## DO THIS:
Return each line containing "Write".
⟨
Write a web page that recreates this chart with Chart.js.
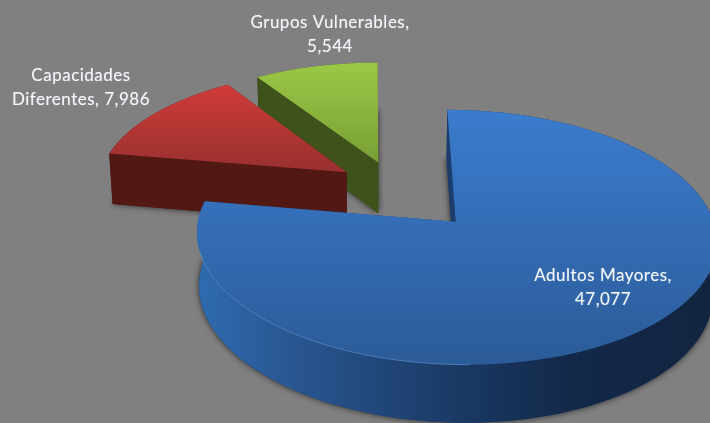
<!DOCTYPE html>
<html>
<head>
<meta charset="utf-8">
<script src="https://cdn.jsdelivr.net/npm/chart.js@4"></script>
<style>
  html, body { margin: 0; padding: 0; background: #808080; }
  canvas { display: block; }
</style>
</head>
<body>
<canvas id="chart" width="710" height="423"></canvas>
<script>
const categories = ['Adultos Mayores', 'Capacidades Diferentes', 'Grupos Vulnerables'];
const values = [47077, 7986, 5544];

const topColors = [['#3b7cce', '#2b5b98'], ['#d03c39', '#97302f'], ['#9cc846', '#789f35']];
const wallColors = ['#1b3d6c', '#521814', '#40521c'];
const labelLines = [
  ['Adultos Mayores,', '47,077'],
  ['Capacidades', 'Diferentes, 7,986'],
  ['Grupos Vulnerables,', '5,544']
];
const labelSpots = [[603, 276], [81, 76], [330, 23]];
const sliceNudge = [[0, 0], [3.5, -2.5], [-5.5, 1.5]];

// screen mapping of the pie plane, fitted by hand to the tilted view
const VX = 378, AX = 455, AY = 222, SX = 258, SY = 125.6, PERSP = 0.1215;
const DEPTH = 53, SHRINK = 0.988;

function project(u, v, low, nudge) {
  const uu = u - 0.19, vv = v + 0.23;
  const f = 1 / (1 + PERSP * vv);
  let x = VX + (AX - VX + SX * uu) * f + nudge[0];
  let y = AY - SY * vv * f + nudge[1];
  if (low) {
    x = VX + (x - VX) * SHRINK;
    y += DEPTH * Math.pow(f, 0.7);
  }
  return [x, y];
}

function tracePath(ctx, pts) {
  ctx.beginPath();
  pts.forEach((p, i) => (i ? ctx.lineTo(p[0], p[1]) : ctx.moveTo(p[0], p[1])));
  ctx.closePath();
}

function rimPoints(arc, low, nudge) {
  const { startAngle, endAngle, outerRadius } = arc.getProps(['startAngle', 'endAngle', 'outerRadius'], true);
  const mid = (startAngle + endAngle) / 2;
  const off = arc.options.offset / outerRadius;
  const ox = Math.cos(mid) * off, oy = -Math.sin(mid) * off;
  const pts = [];
  for (let i = 0; i <= 120; i++) {
    const a = startAngle + (endAngle - startAngle) * i / 120;
    pts.push(project(ox + Math.cos(a), oy - Math.sin(a), low, nudge));
  }
  return { pts, apex: project(ox, oy, low, nudge), ox, oy, startAngle, endAngle };
}

const pie3d = {
  id: 'pie3d',
  beforeDatasetDraw(chart) {
    const { ctx } = chart;
    const arcs = chart.getDatasetMeta(0).data;
    // far slices first, blue sits in front
    [2, 1, 0].forEach((i) => {
      const up = rimPoints(arcs[i], false, sliceNudge[i]);
      const down = rimPoints(arcs[i], true, sliceNudge[i]);
      const first = up.pts[0], last = up.pts[120];
      const firstLow = down.pts[0], lastLow = down.pts[120];

      // bottom face casts the soft shadow
      ctx.save();
      ctx.shadowColor = 'rgba(0,0,0,0.7)';
      ctx.shadowBlur = 6;
      ctx.fillStyle = wallColors[i];
      tracePath(ctx, [down.apex, ...down.pts]);
      ctx.fill();
      ctx.restore();

      // outer rim
      let rim = wallColors[i];
      if (i === 0) {
        rim = ctx.createLinearGradient(197, 0, 710, 0);
        rim.addColorStop(0, '#2f6bb0');
        rim.addColorStop(0.2, '#28558f');
        rim.addColorStop(0.5, '#1a3a66');
        rim.addColorStop(0.72, '#13294a');
        rim.addColorStop(1, '#12243f');
      }
      ctx.fillStyle = rim;
      tracePath(ctx, [...up.pts, ...down.pts.slice().reverse()]);
      ctx.fill();

      // cut faces, further one first
      const walls = [[first, firstLow], [last, lastLow]];
      const angles = [up.startAngle, up.endAngle];
      const order = [0, 1].sort((a, b) => Math.sin(angles[a]) - Math.sin(angles[b]));
      order.forEach((w) => {
        ctx.fillStyle = wallColors[i];
        tracePath(ctx, [up.apex, walls[w][0], walls[w][1], down.apex]);
        ctx.fill();
      });

      // top face
      const ys = up.pts.map((p) => p[1]).concat(up.apex[1]);
      const grad = ctx.createLinearGradient(0, Math.min(...ys), 0, Math.max(...ys));
      grad.addColorStop(0, topColors[i][0]);
      grad.addColorStop(1, topColors[i][1]);
      ctx.fillStyle = grad;
      tracePath(ctx, [up.apex, ...up.pts]);
      ctx.fill();

      // bright lip on the front of the blue slice
      if (i === 0) {
        ctx.strokeStyle = 'rgba(120,170,235,0.45)';
        ctx.lineWidth = 1;
        ctx.beginPath();
        up.pts.forEach((p) => {
          if (p[1] > 250 && p[0] < 470) ctx.lineTo(p[0], p[1]);
        });
        ctx.stroke();
      }
    });
    return false;
  },
  afterDatasetsDraw(chart) {
    const { ctx } = chart;
    ctx.save();
    ctx.font = '17px Lato';
    ctx.letterSpacing = '0.5px';
    ctx.fillStyle = '#f2f5fa';
    ctx.shadowColor = 'rgba(235,240,250,0.5)';
    ctx.shadowBlur = 1;
    ctx.textAlign = 'center';
    ctx.textBaseline = 'middle';
    labelLines.forEach((lines, i) => {
      lines.forEach((line, k) => {
        ctx.fillText(line, labelSpots[i][0], labelSpots[i][1] + k * 23.5);
      });
    });
    ctx.restore();
  }
};

new Chart(document.getElementById('chart'), {
  type: 'pie',
  data: {
    labels: categories,
    datasets: [{
      data: values,
      backgroundColor: topColors.map((c) => c[0]),
      borderWidth: 0,
      offset: 55
    }]
  },
  options: {
    responsive: false,
    animation: false,
    events: [],
    layout: { padding: 0 },
    plugins: { legend: { display: false }, tooltip: { enabled: false } }
  },
  plugins: [pie3d]
});
</script>
</body>
</html>
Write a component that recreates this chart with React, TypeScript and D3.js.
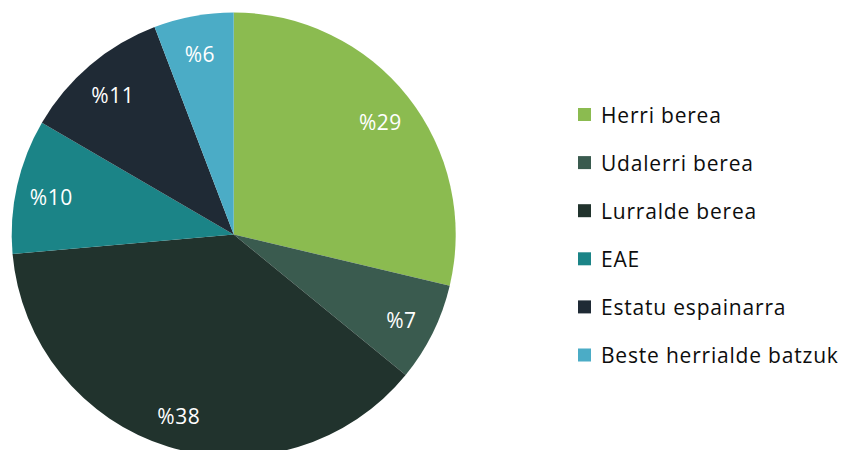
⟩
## COMPLETE RESPONSE:
Write a web page that recreates this chart with Chart.js.
Write a component that recreates this chart with React, TypeScript and D3.js.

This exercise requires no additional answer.